Lifetime Lifecycle

If you've hopped in on any of our EMchats, you'll know that there is no secret that I'm amazed (potentially in love? too much?) with CRM.  Combining that with my passion for higher ed, I can't see a more perfect position for myself than one that involves enrollment management, whether that's with an institution or firm.  Is this a plug to hire me? Perhaps.  Mostly though, I'm writing this post to share my experiences with CRM and one big potential idea for institutions to consider.

I was first introduced to CRM via EMAS, the software my institution brought online during my sophomore year.  I trained on entering basic information during telecounseling sessions with prospective students.  For the next three years, I used the system to update communications with these students, largely transferring written notes and forms to the program.  Not incredibly fulfilling.  But, that's what you do when you're a student.  And looking back, I realize that this seemingly meaningless task laid the foundation for where I want to be as a professional.
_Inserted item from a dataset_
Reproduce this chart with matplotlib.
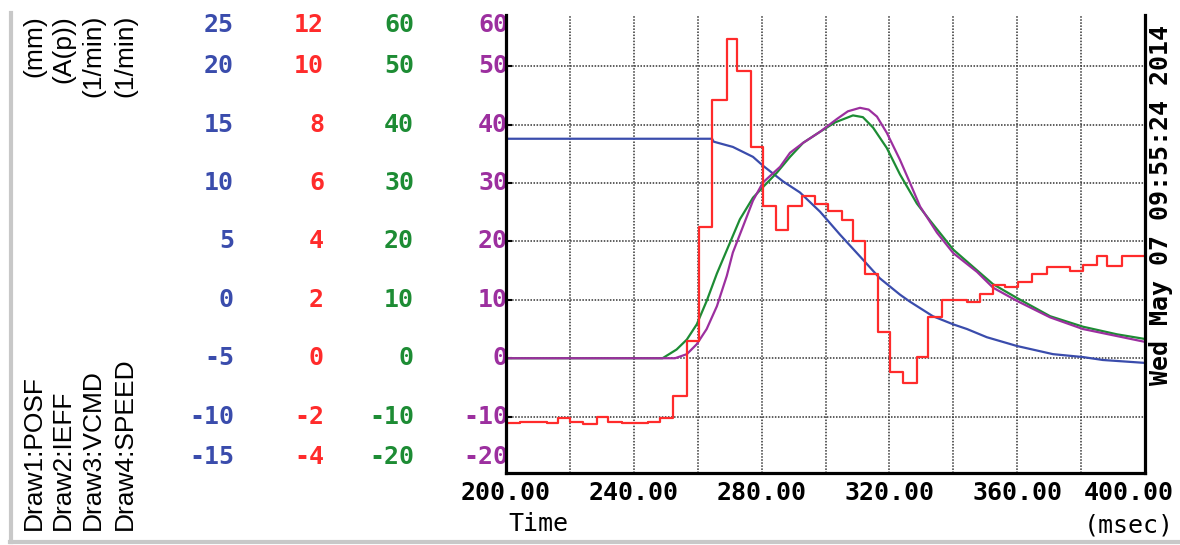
import numpy as np
import matplotlib
matplotlib.use("Agg")
import matplotlib.pyplot as plt
import matplotlib.transforms as mtransforms
from matplotlib.lines import Line2D

# Draw1: POSF (mm)
posf_t = [200, 264.5, 265, 271, 277.3, 280.4, 286.7, 292, 298.3, 304.5, 311.7, 317,
          323.3, 326.4, 333.6, 340, 344.3, 350.5, 359.9, 371.2, 380.6, 386.8, 400]
posf_mm = [13.8, 13.8, 13.55, 13.1, 12.25, 11.5, 10.15, 9.2, 7.55, 5.6, 3.45, 1.85,
           0.45, -0.15, -1.4, -2.1, -2.5, -3.2, -3.95, -4.65, -4.9, -5.15, -5.4]

# Draw2: IEFF (A(p)), stepwise
ieff_t = [200, 204.4, 212.7, 216.4, 220, 224.2, 228.4, 232, 236.2, 244.5, 248.2, 252.4,
          256.6, 260.4, 264.5, 269.1, 272.3, 276.7, 280.4, 284.5, 288.3, 292.6, 296.7,
          300.8, 305.2, 308.6, 312.4, 316.4, 320.2, 324.3, 328.6, 332.0, 336.5, 344.3,
          348.4, 352.4, 356.2, 360.3, 364.6, 369.3, 376.5, 380.6, 385.0, 388.0, 392.8, 400]
ieff_a = [-2.22, -2.18, -2.22, -2.05, -2.18, -2.27, -2.0, -2.18, -2.23, -2.18, -2.05, -1.29,
          0.59, 4.48, 8.85, 10.94, 9.85, 7.25, 5.2, 4.41, 5.2, 5.57, 5.3,
          5.03, 4.75, 4.0, 2.87, 0.89, -0.48, -0.85, 0.03, 1.4, 1.98, 1.94,
          2.19, 2.5, 2.43, 2.6, 2.87, 3.11, 2.98, 3.19, 3.49, 3.16, 3.49, 3.49]

# Draw3: VCMD (1/min)
vcmd_t = [200, 249, 253.4, 256.6, 259.7, 262.8, 266, 270.1, 273.2, 277.3, 280.4, 284.8,
          288.9, 293, 298.3, 303, 308.6, 311.7, 314.9, 319.2, 323.3, 328.6, 332.7, 340,
          348.4, 352.4, 360, 370.3, 380.6, 391.2, 400]
vcmd_rpm = [0, 0, 1.5, 3.2, 5.8, 9.8, 14.5, 19.8, 23.8, 27.5, 29.3, 31.8,
            34.5, 36.9, 38.8, 40.4, 41.6, 41.3, 39.5, 36.0, 31.5, 26.5, 23.6, 18.6,
            14.6, 12.7, 10.3, 7.2, 5.4, 4.1, 3.3]

# Draw4: SPEED (1/min)
speed_t = [200, 252.9, 256.6, 259.7, 262.8, 266, 269.1, 271, 274.2, 277.3, 280.4, 285.8,
           288.9, 293, 298.3, 303.6, 307, 310.8, 313.5, 316.1, 319.2, 323.3, 326.4, 329.6,
           334.9, 340, 347.4, 352.4, 360, 370.3, 380.6, 391.2, 400]
speed_rpm = [0, 0, 0.7, 2.4, 5.0, 8.9, 14.1, 18.1, 22.6, 27.0, 30.1, 32.8,
             35.2, 36.9, 38.8, 41.0, 42.3, 42.9, 42.6, 41.4, 38.6, 34.0, 30.1, 26.0,
             21.5, 18.0, 14.8, 12.1, 9.8, 7.0, 5.0, 3.8, 2.8]

# scale labels, one row per grid level (SPEED scale is the reference)
scale_levels = [60, 50, 40, 30, 20, 10, 0, -10, -20]
posf_labels = ["25", "20", "15", "10", "5", "0", "-5", "-10", "-15"]
ieff_labels = ["12", "10", "8", "6", "4", "2", "0", "-2", "-4"]
vcmd_labels = ["60", "50", "40", "30", "20", "10", "0", "-10", "-20"]
speed_labels = ["60", "50", "40", "30", "20", "10", "0", "-10", "-20"]
channel_names = ["Draw1:POSF", "Draw2:IEFF", "Draw3:VCMD", "Draw4:SPEED"]
channel_units = ["(mm)", "(A(p))", "(1/min)", "(1/min)"]
x_ticks = [200, 240, 280, 320, 360, 400]
stamp = "Wed May 07 09:55:24 2014"

BLUE = "#3a4cac"
RED = "#ff2b2b"
GREEN = "#1d8c34"
PURPLE = "#9c2f9f"
MONO = "DejaVu Sans Mono"
W, H = 1180, 545


def to_axis_posf(mm):
    return 2.0 * (np.asarray(mm) + 5.0)


def to_axis_ieff(a):
    return 5.0 * np.asarray(a)


fig = plt.figure(figsize=(W / 100, H / 100), dpi=100)
ax = fig.add_axes([506 / W, 1 - 473 / H, (1145 - 506) / W, (473 - 15) / H])

ax.plot(posf_t, to_axis_posf(posf_mm), color=BLUE, lw=1.6)
ax.plot(vcmd_t, vcmd_rpm, color=GREEN, lw=1.6)
ax.plot(speed_t, speed_rpm, color=PURPLE, lw=1.6)
ax.plot(ieff_t, to_axis_ieff(ieff_a), color=RED, lw=1.6, drawstyle="steps-post")

ax.set_xlim(200, 400)
ax.set_ylim(-19.66, 58.8)
ax.set_xticks(np.arange(200, 401, 20))
ax.set_yticks([-10, 0, 10, 20, 30, 40, 50])
ax.tick_params(axis="x", length=0, labelbottom=False)
ax.tick_params(axis="y", direction="in", length=4, width=1.5, labelleft=False)
ax.grid(True, ls=(0, (1, 1)), color="#333333", lw=1.1)
ax.spines["top"].set_visible(False)
for s in ["left", "right", "bottom"]:
    ax.spines[s].set_linewidth(2.3)
    ax.spines[s].set_color("black")

# colored scale columns
ylo, yhi = ax.get_ylim()
label_pos = np.clip(scale_levels, ylo + 2.76, yhi - 1.7)
ytrans = mtransforms.blended_transform_factory(fig.transFigure, ax.transData)
cols = [(posf_labels, BLUE, 234), (ieff_labels, RED, 324),
        (vcmd_labels, GREEN, 414), (speed_labels, PURPLE, 508)]
for labels, color, xr in cols:
    for lab, yp in zip(labels, label_pos):
        ax.text(xr / W, yp, lab, transform=ytrans, ha="right", va="center",
                color=color, fontsize=18, family=MONO, weight="bold",
                clip_on=False, zorder=2)

# x tick labels
xtrans = mtransforms.blended_transform_factory(ax.transData, fig.transFigure)
for xt in x_ticks:
    if xt == x_ticks[-1]:
        tr = xtrans + mtransforms.ScaledTranslation(29 / 100, 0, fig.dpi_scale_trans)
        ha = "right"
    else:
        tr = xtrans
        ha = "center"
    ax.text(xt, 1 - 493 / H, f"{xt:.2f}", transform=tr, ha=ha, va="center",
            fontsize=18, family=MONO, weight="bold", clip_on=False)

fig.text(508 / W, 1 - 524 / H, "Time", ha="left", va="center", fontsize=18, family=MONO)
fig.text(1174 / W, 1 - 525 / H, "(msec)", ha="right", va="center", fontsize=18, family=MONO)
fig.text(1161 / W, 1 - 205 / H, stamp, rotation=90, ha="center", va="center",
         fontsize=18, family=MONO, weight="bold")

# channel names / units on the left
col_x = [34, 63, 93, 125]
for cx, name, unit in zip(col_x, channel_names, channel_units):
    fig.text(cx / W, 1 - 530 / H, name, rotation=90, ha="center", va="bottom",
             fontsize=19, family="Liberation Sans")
    fig.text(cx / W, 1 - 15 / H, unit, rotation=90, ha="center", va="top",
             fontsize=19, family="Liberation Sans")

# light grey frame on the left and bottom
fig.add_artist(Line2D([11 / W, 11 / W], [1 - 542 / H, 1 - 13 / H], color="#c8c8c8",
                      lw=3, transform=fig.transFigure))
fig.add_artist(Line2D([10 / W, 1.0], [1 - 542 / H, 1 - 542 / H], color="#c8c8c8",
                      lw=3, transform=fig.transFigure))

fig.savefig("out.png", dpi=100)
I had my second experience with CRM during my MBA program at the same institution.  I was lucky to have a phenomenal advisor who offered me the opportunity to design my own class as an elective.  I worked as a grad assistant for my institution's foundation and had the chance to see how relationships were tracked with prospective donors.  The idea of a different type of prospect (combined with significant experiences in other departments across campus) made me think about CRMs in a different way.  I no longer saw this as a solution for admissions offices.  I saw (and see) CRM as a lifetime solution as the student lifecycle never ends.

After designing the course and picking a few sources to study, I needed to think about a project.  As the Office of Advancement wasn't prepared to shell out a significant (and let's be honest, it's usually significant) amount of cash to purchase a system to replace excel spreadsheets and other software already in place--none of which provided CRM capabilities--I was left with a basic solution to show the potential.

Developers cringe.  Access.  And while the end product couldn't possibly offer the suite of options that come with a phenomenal product, think @Intelliworks or, now @HobsonsInc (check it out), it provided a glimpse.  I left the institution before data could be fully integrated, and although I'm just three hours away, without constant presence and pushing projects forward, they tend to remain stagnant or die.  It was a disheartening experience in the end, but we've all seen projects go by the wayside and realize it's just a fact of business.  In the end, I got an A in the class because my advisor believed in the project (and product) and because I expanded both of our knowledge when it came to CRM.

But, my idea isn't to come up with an Access program or have your grad assistants jump in with ideas that they think work better than yours...although it never hurts to listen.  My idea isn't really my idea at all.

One of the final IT courses in my program called on the students to create enrollment management plans for traditional and non-traditional prospective MBA students, connecting these with the EMAS system mentioned earlier.  For me, my experiences came full circle.  As far as definitions go, "traditional" students here were those matriculating immediately from undergrad.  "Non-traditional" were those  working professionals, distance learners, etc.  It's important to make this differentiation when it comes to grad programs because really, there are no "traditional" students.

So our class was split into teams focusing on either traditional, young local professionals, distance learners, and another group or two I can't remember now.  Our campus CRM manager came in and talked about how the admissions funnel worked, how it changed for graduate programs, and current tactics used to reach out to these prospects.  We learned about the CRM system and how it wasn't currently being used for graduate students.

That's when it hit us.  They wanted us to design the strategy.  And that idea? That idea was genius.  We were the research subjects.  We had one another's experiences with recruitment to look on.  We knew what worked for us.  We knew what communications worked and what didn't.

So we developed marketing plans for reaching out to these target audiences.  While we saw the end product of our plans, you can't implement suggestions over night.  This program was continued with the next cohort of students taking the next steps in the process.  I'm presently checking up with my institution to see the current progress/sucess with this program and will update on a future chat.

I know this post was long--thanks for hanging in--but the takeaway here should reach far beyond utilizing MBA students to craft EM strategies with CRMs.  It should reach to an area that touches on putting a great deal of trust in our students.   So, hold focus groups on residence hall layouts with freshmen, bring marketing and comms students on board to help create content for your SM, or ask them to come along on a few admissions road trips. Students are your best asset. They're looking for experience.  You're looking for advice.  In the end, you're looking at one another.